# walking limits for puppy



## gallan (1 December 2012)

What is the correct length of walk for a 4 month old Jack Russell. Just taken him for a 40 min walk with break in middle - now sound asleep.


----------



## CorvusCorax (1 December 2012)

That would be too much for me in one go personally. Jacks are prone to luxating patella.

It also depends what your doing, free-running on grass or sand is not going to be as punishing as the same distance of lead walking at brisk human pace on pavement.

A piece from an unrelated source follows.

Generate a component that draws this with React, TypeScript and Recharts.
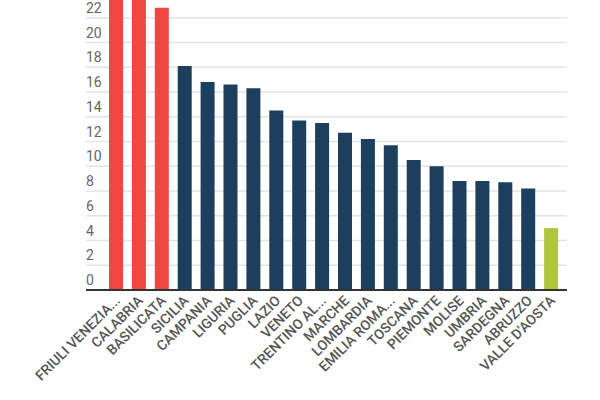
import { BarChart, Bar, XAxis, YAxis, CartesianGrid, Cell } from "recharts";

const regions = [
  "FRIULI VENEZIA...",
  "CALABRIA",
  "BASILICATA",
  "SICILIA",
  "CAMPANIA",
  "LIGURIA",
  "PUGLIA",
  "LAZIO",
  "VENETO",
  "TRENTINO AL...",
  "MARCHE",
  "LOMBARDIA",
  "EMILIA ROMA...",
  "TOSCANA",
  "PIEMONTE",
  "MOLISE",
  "UMBRIA",
  "SARDEGNA",
  "ABRUZZO",
  "VALLE D'AOSTA",
];

const values = [
  24.8, 24.5, 22.8, 18.1, 16.8, 16.6, 16.3, 14.5, 13.7, 13.5, 12.7, 12.2, 11.7, 10.5,
  10.0, 8.8, 8.8, 8.7, 8.2, 5.0,
];

// 0 = above average (red), 1 = normal, 2 = lowest
const groups = [0, 0, 0, 1, 1, 1, 1, 1, 1, 1, 1, 1, 1, 1, 1, 1, 1, 1, 1, 2];
const groupColors = ["#ee4641", "#1c3f5d", "#afc541"];

const yTicks = [0, 2, 4, 6, 8, 10, 12, 14, 16, 18, 20, 22];

const data = regions.map((name, i) => ({ name, value: values[i], group: groups[i] }));

function YTick(props: any) {
  const { y, payload } = props;
  return (
    <text x={86} y={y - 5} textAnchor="start" fill="#666" fontSize={14} fontFamily="Roboto">
      {payload.value}
    </text>
  );
}

function XTick(props: any) {
  const { x, y, payload } = props;
  return (
    <g transform={`translate(${x + 1},${y})`}>
      <text
        textAnchor="end"
        transform="rotate(-45)"
        dy={5}
        fill="#555"
        fontSize={14}
        fontWeight={500}
        fontFamily="Roboto"
      >
        {payload.value}
      </text>
    </g>
  );
}

export default function App() {
  return (
    <div style={{ position: "absolute", left: 0, top: -7, background: "#fff" }}>
      <BarChart
        width={600}
        height={407}
        data={data}
        margin={{ top: 0, right: 33, left: 0, bottom: 0 }}
      >
        <CartesianGrid vertical={false} stroke="#e4e4e4" strokeWidth={1.5} />
        <XAxis
          dataKey="name"
          interval={0}
          height={110}
          tickLine={false}
          axisLine={{ stroke: "#333", strokeWidth: 2 }}
          padding={{ left: 19, right: 4 }}
          tick={<XTick />}
        />
        <YAxis
          width={86}
          domain={[0, 24]}
          ticks={yTicks}
          allowDataOverflow
          axisLine={false}
          tickLine={false}
          tick={<YTick />}
        />
        <Bar dataKey="value" barSize={14} isAnimationActive={false}>
          {data.map((d, i) => (
            <Cell key={i} fill={groupColors[d.group]} />
          ))}
        </Bar>
      </BarChart>
    </div>
  );
}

I don't really 'walk' dogs for exercise until they are about 6-8.
Before that is for socialising, getting out and about, teaching lead manners etc. This is the time for brain training (which ideally should tire them out more!), bonding etc.


----------



## Spudlet (2 December 2012)

5 minutes per month of age is a rule of thumb I've heard - so 40 mins is too much really. As CC says, the main thing is socialisation at this age - go to different places so the pup sees as much as possible. You can use energy up with basic, fun training - mental stimulation is just as good as physical exercise IMO especially for babies


----------



## siant2 (2 December 2012)

Yes my vets told me 5 mins per month of their age - so yes I think that is a bit too much. Prob wouldnt hurt as a  one off but certainly not as a routine/regular thing until he is a bit older.


----------



## Kellys Heroes (2 December 2012)

As above.

We've just had a dog brought in (canine hydro) an 8 month old Rottie, both hips are shot to pieces it's an absolute shame.

No point in overdoing it you have years for lots of walks  mental stimulation is key at this age 
K x


----------



## Elsiecat (2 December 2012)

As a one-off I'm sure it'll be fine. As long as it isn't a 40 minute walk daily or weekly


----------



## RichmondPark (3 December 2012)

Really the 5 minute rule depends on the dog and the breed, however 40mins is a bit long for a pup as a rule of thumb. One thing to bear in mind that mental stimulation will knacker out a dog much quicker than physical exercise, so if in the evening he is getting a bit energetic, a bit of training of his sits, lie downs, stays etc is always a good option provided he get a treat. 

Otherwise you can always teach him the 'find it' game. Get him to recognise by name a toy which he loves, a ball, a teddy etc and start off hiding it in really obviously places, rewarding him with a treat if he finds it. As he progresses, make it more difficult (but always within his reach and limits of the house). Currently I hide about half a dozen balls all over the house and it keeps my dig occupied for at least 20mins after which she then has a nap! And peace for me ;-)


----------



## Echo24 (3 December 2012)

Eeek! I would say 40 mins is far too much! Would keep it short and sweet, particularly if pup has a tendency to hare around like a looney!


----------



## Wiz201 (4 December 2012)

Walks off lead are actually less physically demanding for the pup as they're self regulating their own pace. A walk out on lead for the same amount of time would be much more demanding. Bonnie (golden retriever) got twenty minute walks as a puppy - took about 5 mins to walk to the woods, got 10 mins walk off lead, then 5 mins to walk back home again on lead. We always let her off lead from day 1 as it helped with training recall.


----------



## misterjinglejay (5 December 2012)

I stick to the 5 mins per month rule, and never take them for a walk before they are at least 6-8 months, just a little sniff in the woods and a bit of socialising.


----------



## elsielouise (6 December 2012)

We are taking things steady with our new lurcher pup, particularly since she hadn't seen outside due to being in rescue since 10 weeks.

With that in mind how would you respond to the trainer who recommended I join her group and take her on hour long training and socialisation walks?

She does this with them from five months.


----------



## misterjinglejay (7 December 2012)

I would say an hour is too long for a youngster, can you join them for a bit of the walk, as the socialisation is really important.


----------



## CorvusCorax (7 December 2012)

Depends if it is hooning around a field on grass with other dogs (that might be too much for a pup of that age, depending on the breed) or going at a steady pace for one hour.


----------